Applicant's Name: Stuart Banks Institution: Charles Darwin Research Station Address: Attn Stuart Banks BIOMAR PO Box 17-01-3891 Quito-Ecuador Puerto Ayora, Isla Santa Cruz, Galapagos Islands Ecuador, South America Telephone: 593-5-526-146/7 Fax Number: 593-5-526-146 ext. 102 E-mail Address: sbanks@fcdarwin.org.ec Type of Temporary Agreement requested: An agreement that temporarily enables a non-real time SeaWiFS HRPT station to decrypt real-time data and release it to the Authorized Users list. Time period of temporary agreement: Dates (month/day/year): 01/08/2003 - 02/18/2003 SeaWiFS HRPT Station to provide data: HGAL List of Authorized Users to access real-time data. 1. Stuart Banks Project Title: Long-term SeaWiFS HRPT Monitoring of the Galapagos Marine Reserve Principal Investigator(s): Stuart Banks Funding Agency(s): NCSU Subcontract to Charles Darwin Foundation Description of the Research Project and Justification for Real-time SeaWiFS Data:HRPT ocean colour data is being introduced into a wide range of research projects at the CDRS - potential primary productivity variability and localisation, marine biological monitoring and zonation schemes, fisheries research, surface current dynamics, ecosystem simulations etc.
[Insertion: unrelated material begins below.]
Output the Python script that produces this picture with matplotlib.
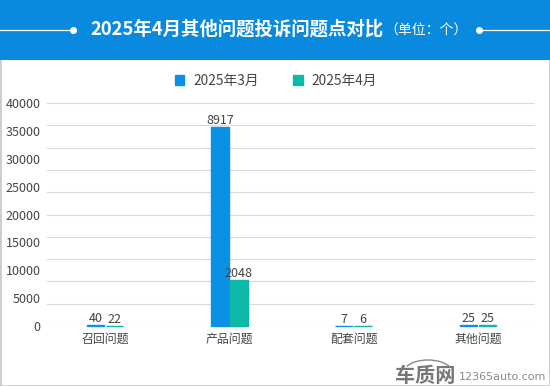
import matplotlib
matplotlib.use("Agg")
import matplotlib.pyplot as plt
from matplotlib.patches import Rectangle, Arc

plt.rcParams["font.family"] = ["Noto Sans CJK SC", "DejaVu Sans"]

categories = ["召回问题", "产品问题", "配套问题", "其他问题"]
march = [40, 8917, 7, 25]
april = [22, 2048, 6, 25]
series_names = ["2025年3月", "2025年4月"]
# the printed scale does not line up with the gridlines in the original
tick_labels = [0, 5000, 10000, 15000, 20000, 25000, 30000, 35000, 40000]

BLUE = "#0a91e6"
TEAL = "#0db8a6"
HEADER = "#0a8ade"
W, H = 550, 386


def px(x, y):
    """Pixel del original a coordenadas de figura."""
    return x / W, 1 - y / H


fig = plt.figure(figsize=(5.5, 3.86), dpi=100)

# frame and header
fig.add_artist(Rectangle((0, 0), 1, 1, transform=fig.transFigure, fc="white", ec="#cccccc", lw=2, zorder=-2))
fig.add_artist(Rectangle(px(0, 60), 1, 60 / H, transform=fig.transFigure, fc=HEADER, ec="none", zorder=-1))
fig.add_artist(plt.Line2D([0, 73 / W], [px(0, 30)[1]] * 2, color="white", lw=0.9))
fig.add_artist(plt.Line2D([479 / W, 1], [px(0, 30)[1]] * 2, color="white", lw=0.9))
for x in (73, 479):
    fig.add_artist(plt.Line2D([x / W], [px(0, 30)[1]], marker="o", ms=4, color="white"))
fig.text(*px(90, 29.5), "2025年4月其他问题投诉问题点对比", color="white", fontsize=13.25, fontweight="bold", va="center")
fig.text(*px(384, 31), "（单位：个）", color="white", fontsize=10, va="center")

# plot area
left, right, top, bottom = 47, 535, 103, 326
ax = fig.add_axes([left / W, 1 - bottom / H, (right - left) / W, (bottom - top) / H])
step = 124.3
ax.set_xlim((left - 105) / step, (right - 105) / step)
ax.set_ylim(0, 10000)
ax.set_yticks(range(0, 10001, 1000))
ax.set_xticks(range(len(categories)), categories)
ax.grid(axis="y", color="#d9d9d9", lw=0.8)
ax.set_axisbelow(True)
for s in ax.spines.values():
    s.set_visible(False)
ax.tick_params(axis="both", length=0)
ax.tick_params(axis="x", labelsize=8.6, labelcolor="#444444", pad=5)
ax.tick_params(axis="y", labelleft=False)

bw = 17.5 / step
xs = list(range(len(categories)))
b1 = ax.bar([x - 9.5 / step for x in xs], march, bw, color=BLUE, edgecolor=BLUE, lw=1.0, label=series_names[0], clip_on=False)
b2 = ax.bar([x + 9.5 / step for x in xs], april, bw, color=TEAL, edgecolor=TEAL, lw=1.0, label=series_names[1], clip_on=False)
ax.bar_label(b1, fontsize=9, color="#444444", padding=0)
ax.bar_label(b2, fontsize=9, color="#444444", padding=0)

# printed scale
ax2 = ax.twinx()
ax2.set_ylim(0, 40000)
ax2.set_yticks(tick_labels)
ax2.yaxis.tick_left()
ax2.tick_params(axis="y", length=0, labelsize=9, labelcolor="#444444", pad=4.5)
for s in ax2.spines.values():
    s.set_visible(False)

fig.legend(handles=[b1, b2], labels=series_names, loc="center", bbox_to_anchor=px(276, 81), ncol=2,
           frameon=False, fontsize=9.9, labelcolor="#444444", handlelength=0.7, handleheight=0.7,
           handletextpad=0.65, columnspacing=2.5)

# watermark
fig.add_artist(Arc(px(428, 372), 48 / W, 24 / H, theta1=20, theta2=160, transform=fig.transFigure, color="#8a8a8a", lw=1))
fig.text(*px(395, 375), "车质网", color="#777777", fontsize=14.5, fontweight="bold", ha="left", va="center")
fig.text(*px(459, 377), "12365auto.com", color="#8a8a8a", fontsize=8, ha="left", va="center",
         family="DejaVu Sans")

fig.savefig("out.png", dpi=100)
With complementary SST data at a similar resolution there is tremendous potential to look far beyond the snap shot profiles of costly ship surveys. We would also like to integrate these measurements with existing environmental and biological survey data; for example understanding surface and below-surface temperature regimes as proxies for upwelling against the chlorophyll signal. The intention is to use this as a basis in a full ocean monitoring project spanning 3-5 years for which the CDRS is currently developing proposals with collaborators. With the next El Nino in a developing phase it is vitally important for our monitoring effort to capture the drastic changes expected in the marine coastal ecosystems in the coming year.
Although most of the obvious applications fall within marine research, with true colour imagery of each overpass, giving cloud coverage, volcanic emissions, vegetation cover, and mangrove phyto-detritus entrainment in coastal water, we hope to make the interdisciplinary data available to a range of terrestrial projects where applicable, particularly for the temporal coverage where costly LANDSAT and SPOT data can be used for spatial resolution on particularly cloud free days.
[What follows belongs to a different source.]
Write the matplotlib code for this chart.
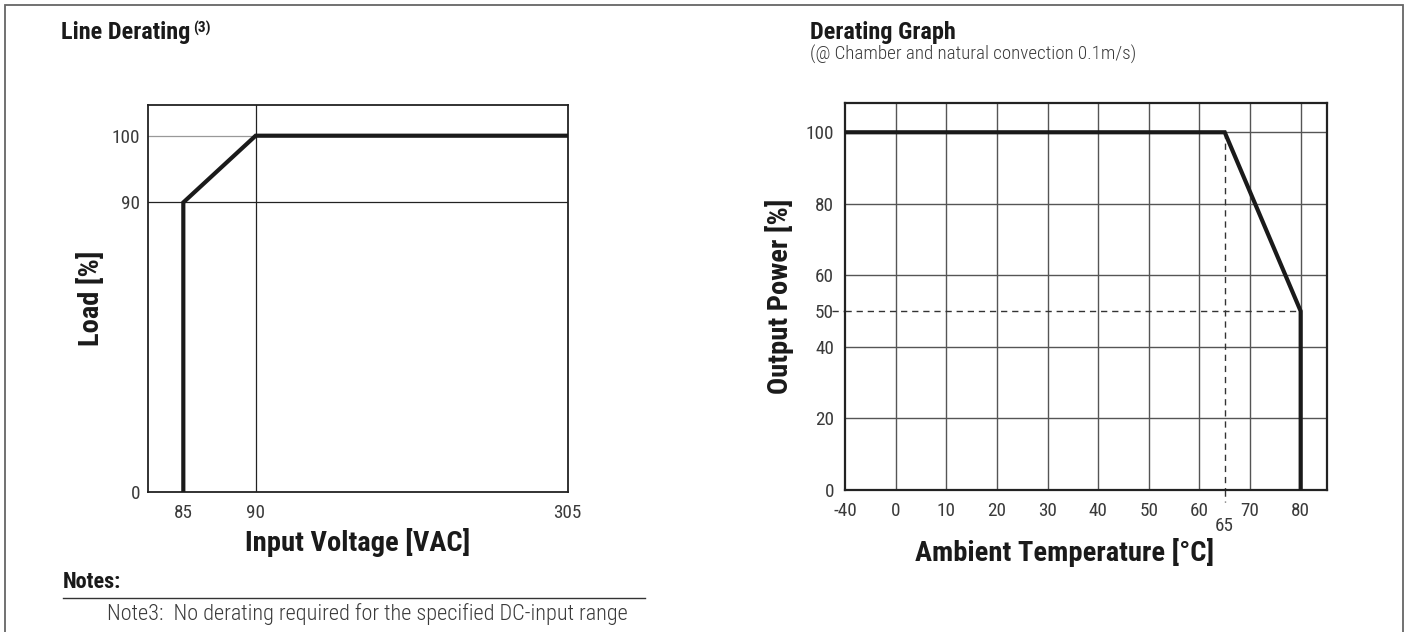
import numpy as np
import matplotlib
matplotlib.use("Agg")
import matplotlib.pyplot as plt
from matplotlib.patches import Rectangle
from matplotlib import transforms

plt.rcParams['font.family'] = ['Roboto Condensed', 'DejaVu Sans']

# ---------------- data ----------------
volt_x = [85, 85, 90, 305]          # Input voltage [VAC]
load_y = [0, 90, 100, 100]          # Load [%]
volt_ticks = [85, 90, 305]
load_ticks = [0, 90, 100]

temp_x = [-40, 65, 80, 80]          # Ambient temperature [°C]
power_y = [100, 100, 50, 0]         # Output power [%]
temp_ticks = [-40, 0, 10, 20, 30, 40, 50, 60, 70, 80]
temp_grid = [0, 10, 20, 30, 40, 50, 60, 70, 80]
power_ticks = [0, 20, 40, 50, 60, 80, 100]
power_grid = [20, 40, 60, 80, 100]
knee_temp = 65
knee_power = 50

# ---------------- helpers ----------------
def piecewise(xp, fp):
    xp = np.asarray(xp, float)
    fp = np.asarray(fp, float)

    def make(a, b):
        def f(v):
            v = np.asarray(v, float)
            out = np.interp(v, a, b)
            lo_s = (b[1] - b[0]) / (a[1] - a[0])
            hi_s = (b[-1] - b[-2]) / (a[-1] - a[-2])
            out = np.where(v < a[0], b[0] + (v - a[0]) * lo_s, out)
            out = np.where(v > a[-1], b[-1] + (v - a[-1]) * hi_s, out)
            return out
        return f
    return make(xp, fp), make(fp, xp)

W, H = 1409, 632
fig = plt.figure(figsize=(W / 100, H / 100), dpi=100)

def px_rect(l, t, r, b):
    return [l / W, 1 - b / H, (r - l) / W, (b - t) / H]

TICK_FS = 13.8
LABEL_FS = 20.5
TITLE_FS = 17.5
tick_col = '#3a3a3a'
ink = '#1a1a1a'
TW = 'normal'

# frame
fig.add_artist(Rectangle((5 / W, -0.02), (1403 - 5) / W, 1.02 - 5 / H,
                         transform=fig.transFigure, fill=False,
                         edgecolor='#666666', linewidth=1.3))

# ---------------- left chart ----------------
ax1 = fig.add_axes(px_rect(148.3, 105, 567.7, 491.7))
ax1.set_xscale('function', functions=piecewise([80, 85, 90, 305], [0, 0.0835, 0.256, 1]))
ax1.set_yscale('function', functions=piecewise([0, 90, 100, 104.6], [0, 0.748, 0.9206, 1]))
ax1.set_xlim(80, 305)
ax1.set_ylim(0, 104.6)
ax1.set_xticks(volt_ticks)
ax1.set_yticks(load_ticks)
ax1.set_xticklabels([str(v) for v in volt_ticks], fontweight=TW)
ax1.set_yticklabels([str(v) for v in load_ticks], fontweight=TW)
ax1.tick_params(axis='both', length=0, labelsize=TICK_FS, labelcolor=tick_col)
ax1.tick_params(axis='x', pad=8.5)
ax1.tick_params(axis='y', pad=6)
ax1.axvline(volt_ticks[1], color='#222222', lw=0.9, zorder=1)
ax1.axhline(load_ticks[1], color='#222222', lw=0.9, zorder=1)
ax1.axhline(load_ticks[2], color='#999999', lw=0.9, zorder=1)
ax1.plot(volt_x, load_y, color=ink, lw=3.0, solid_joinstyle='miter', zorder=3)
for s in ax1.spines.values():
    s.set_linewidth(1.3)
    s.set_color('#222222')
ax1.set_xlabel('Input Voltage [VAC]', fontsize=LABEL_FS, fontweight='bold', color=ink)
ax1.set_ylabel('Load [%]', fontsize=LABEL_FS, fontweight='bold', color=ink)
ax1.xaxis.set_label_coords(0.5, -0.094)
ax1.yaxis.set_label_coords(-0.104, 0.5)

fig.text(61 / W, 1 - 39 / H, 'Line Derating', fontsize=TITLE_FS, fontweight='bold',
         color=ink, ha='left', va='baseline')
fig.text(193 / W, 1 - 33 / H, '(3)', fontsize=11, fontweight='bold',
         color=ink, ha='left', va='baseline')

# notes
fig.text(63 / W, 1 - 588 / H, 'Notes:', fontsize=16, fontweight='bold',
         color=ink, ha='left', va='baseline')
fig.add_artist(plt.Line2D([63 / W, 645 / W], [1 - 598 / H, 1 - 598 / H],
                          transform=fig.transFigure, color='#333333', lw=1.0))
fig.text(107 / W, 1 - 620 / H, 'Note3:  No derating required for the specified DC-input range',
         fontsize=16, fontweight='light', color=tick_col, ha='left', va='baseline')

# ---------------- right chart ----------------
ax2 = fig.add_axes(px_rect(845, 103.3, 1327, 490))
ax2.set_xscale('function', functions=piecewise([-40, 0, 85.2], [-10, 0, 85.2]))
ax2.set_xlim(-40, 85.2)
ax2.set_ylim(0, 108.1)
ax2.set_xticks(temp_ticks)
ax2.set_xticklabels([str(v) for v in temp_ticks], fontweight=TW)
ax2.set_yticks(power_ticks)
ax2.set_yticklabels([str(v) for v in power_ticks], fontweight=TW)
ax2.set_xticks([knee_temp], minor=True)
ax2.set_xticklabels([str(knee_temp)], minor=True, fontweight=TW)
ax2.tick_params(axis='both', which='both', length=0, labelsize=TICK_FS, labelcolor=tick_col)
ax2.tick_params(axis='x', which='major', pad=8.5)
ax2.tick_params(axis='x', which='minor', pad=19.5)
ax2.tick_params(axis='y', pad=8)
for v in temp_grid:
    ax2.axvline(v, color='#555555', lw=1.0, zorder=1)
for v in power_grid:
    ax2.axhline(v, color='#555555', lw=1.0, zorder=1)

dash = dict(color='#333333', lw=1.0, dashes=(4.5, 3.5))
ax2.plot([temp_x[0], temp_x[2]], [knee_power, knee_power], zorder=2, **dash)
blend = transforms.blended_transform_factory(ax2.transAxes, ax2.transData)
ax2.plot([-0.027, 0], [knee_power, knee_power], transform=blend, clip_on=False, **dash)
ax2.plot([knee_temp, knee_temp], [power_y[0], power_y[-1]], zorder=2, **dash)
blend2 = transforms.blended_transform_factory(ax2.transData, ax2.transAxes)
ax2.plot([knee_temp, knee_temp], [0, -0.03], transform=blend2, clip_on=False, **dash)

ax2.plot(temp_x, power_y, color=ink, lw=3.0, solid_joinstyle='miter', zorder=3)
for s in ax2.spines.values():
    s.set_linewidth(1.6)
    s.set_color('#222222')
ax2.set_xlabel('Ambient Temperature [°C]', fontsize=LABEL_FS, fontweight='bold', color=ink)
ax2.set_ylabel('Output Power [%]', fontsize=LABEL_FS, fontweight='bold', color=ink)
ax2.xaxis.set_label_coords(0.456, -0.125)
ax2.yaxis.set_label_coords(-0.106, 0.5)

fig.text(810 / W, 1 - 39 / H, 'Derating Graph', fontsize=TITLE_FS, fontweight='bold',
         color=ink, ha='left', va='baseline')
fig.text(810 / W, 1 - 60 / H, '(@ Chamber and natural convection 0.1m/s)', fontsize=13.7,
         fontweight='light', color=tick_col, ha='left', va='baseline')

fig.savefig('out.png', dpi=100)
Areas of investigation that make use of SeaWiFS data now and are planned for the future are diverse (all refer to the Galapagos Marine Reserve (GMR)). These include:
Evaluation of current zonation scheme by representation of high areas of production in protected
areas Larval dispersal dynamics for key sp. of the archipelago.
Variability in benthic vertical wall communities within and between upwelling sites in the GMR.
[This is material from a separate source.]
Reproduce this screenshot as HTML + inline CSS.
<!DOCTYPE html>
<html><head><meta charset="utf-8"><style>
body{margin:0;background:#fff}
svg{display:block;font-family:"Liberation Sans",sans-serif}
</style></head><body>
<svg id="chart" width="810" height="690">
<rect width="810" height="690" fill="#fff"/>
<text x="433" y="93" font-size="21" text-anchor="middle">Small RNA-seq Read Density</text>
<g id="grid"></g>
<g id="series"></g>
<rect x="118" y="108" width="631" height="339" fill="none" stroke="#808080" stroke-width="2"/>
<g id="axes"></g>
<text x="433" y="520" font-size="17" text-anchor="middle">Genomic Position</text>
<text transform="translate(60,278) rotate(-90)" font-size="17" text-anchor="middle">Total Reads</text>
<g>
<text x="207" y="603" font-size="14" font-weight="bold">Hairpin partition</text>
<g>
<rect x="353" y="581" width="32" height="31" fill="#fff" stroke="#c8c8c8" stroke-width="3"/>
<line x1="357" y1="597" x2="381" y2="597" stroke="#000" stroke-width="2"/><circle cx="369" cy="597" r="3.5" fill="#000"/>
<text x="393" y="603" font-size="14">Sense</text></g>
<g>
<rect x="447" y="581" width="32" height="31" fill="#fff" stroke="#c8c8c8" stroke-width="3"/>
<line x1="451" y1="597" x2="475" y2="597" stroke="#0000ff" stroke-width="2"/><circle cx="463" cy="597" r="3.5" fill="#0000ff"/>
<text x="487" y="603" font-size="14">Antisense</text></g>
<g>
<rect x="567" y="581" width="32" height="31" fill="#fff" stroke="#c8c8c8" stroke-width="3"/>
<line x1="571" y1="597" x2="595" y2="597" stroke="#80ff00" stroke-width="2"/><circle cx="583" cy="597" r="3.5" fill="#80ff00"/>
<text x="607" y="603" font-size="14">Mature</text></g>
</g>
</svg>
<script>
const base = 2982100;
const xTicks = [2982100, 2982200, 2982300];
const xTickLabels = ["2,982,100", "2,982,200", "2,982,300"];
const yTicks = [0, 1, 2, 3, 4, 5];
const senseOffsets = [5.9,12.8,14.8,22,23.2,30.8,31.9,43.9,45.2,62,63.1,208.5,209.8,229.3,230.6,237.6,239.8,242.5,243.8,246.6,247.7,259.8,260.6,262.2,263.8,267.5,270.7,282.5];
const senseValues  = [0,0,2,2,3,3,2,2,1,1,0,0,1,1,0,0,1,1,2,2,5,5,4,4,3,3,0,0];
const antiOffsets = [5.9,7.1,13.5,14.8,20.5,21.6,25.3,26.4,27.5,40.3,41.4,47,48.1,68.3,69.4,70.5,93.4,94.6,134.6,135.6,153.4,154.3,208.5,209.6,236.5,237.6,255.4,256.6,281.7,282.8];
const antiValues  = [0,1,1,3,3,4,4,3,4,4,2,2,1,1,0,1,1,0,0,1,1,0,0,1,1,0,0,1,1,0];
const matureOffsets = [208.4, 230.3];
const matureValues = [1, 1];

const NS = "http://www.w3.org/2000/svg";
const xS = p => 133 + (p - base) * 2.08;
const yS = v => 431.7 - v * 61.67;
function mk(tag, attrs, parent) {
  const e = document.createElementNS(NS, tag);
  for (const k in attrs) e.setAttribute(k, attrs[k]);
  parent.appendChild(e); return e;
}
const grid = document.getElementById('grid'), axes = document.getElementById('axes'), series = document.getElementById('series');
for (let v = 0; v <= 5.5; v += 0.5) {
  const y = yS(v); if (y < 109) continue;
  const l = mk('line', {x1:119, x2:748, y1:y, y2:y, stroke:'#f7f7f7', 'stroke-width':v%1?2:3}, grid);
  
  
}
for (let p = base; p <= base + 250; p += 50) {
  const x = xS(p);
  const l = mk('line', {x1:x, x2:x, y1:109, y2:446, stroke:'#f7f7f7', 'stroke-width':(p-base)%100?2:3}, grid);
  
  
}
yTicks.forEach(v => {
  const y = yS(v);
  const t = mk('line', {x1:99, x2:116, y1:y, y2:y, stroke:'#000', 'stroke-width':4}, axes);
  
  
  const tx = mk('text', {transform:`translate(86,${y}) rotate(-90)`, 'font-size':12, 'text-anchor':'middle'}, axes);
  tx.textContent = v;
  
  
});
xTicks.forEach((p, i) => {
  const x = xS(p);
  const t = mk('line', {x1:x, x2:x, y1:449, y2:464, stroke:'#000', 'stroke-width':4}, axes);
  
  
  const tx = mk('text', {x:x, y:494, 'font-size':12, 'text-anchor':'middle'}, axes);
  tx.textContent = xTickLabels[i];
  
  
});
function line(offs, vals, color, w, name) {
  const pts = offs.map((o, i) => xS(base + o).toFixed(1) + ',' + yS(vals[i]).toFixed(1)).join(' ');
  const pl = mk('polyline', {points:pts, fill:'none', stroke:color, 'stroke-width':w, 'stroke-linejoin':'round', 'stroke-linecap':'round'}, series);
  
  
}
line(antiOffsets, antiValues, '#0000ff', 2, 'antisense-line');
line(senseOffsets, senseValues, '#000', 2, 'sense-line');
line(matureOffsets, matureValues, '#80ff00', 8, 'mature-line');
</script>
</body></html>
Understanding of how productivity influences community dynamics and diversity.
Fisheries monitoring.
Educational and visitor interest projects and local schools.
Cross ecosystem transfer studies.
Effect of small scale oceanographic structuring processes upon community biogeography and
productivity in the GMR.
Dynamic ecosystem modelling of Galapagos marine ecosystems. Numerical modelling of marine ecosystems from the
primary trophic level with implication for predictive modelling of community dynamics within detectable
environmental signals.
Determination of possible diagnostic indicator species associated with areas of low-high primary production.
For example phenotypic plasticity in sea urchin distribution as a key indicator of ecosystem state.
Marine bird monitoring.
Identification and characterisation of internal wave generation from localised upwelling.
Base-line current mapping and productivity information as part of the Plan Operativo management plan for
Galapagos.
Continued impact evaluation of the Jessica oil spill upon primary production.
Ground truthing productivity incubation studies through the water column.
Determination of community response time to variable upwelling features and recovery after large-scale
oceanographic perturbations such as baroclinic Kelvin wave propagations in El Nino years or biological
response to internal wave propagation.
Advection dynamics of phytoplankton blooms.
The relationship between limiting nutrients (e.g. Fe) and inferred phytoplankton distributions.
Characterisation of physical/climatic variability against iguana/penguin population dynamics.
Development of land cover data for vegetation cover estimates on a daily basis.
Evaluation of vegetative cover as an index of introduced goat activity with a view to population
management/erradication (Proyecto Isabela/PNG).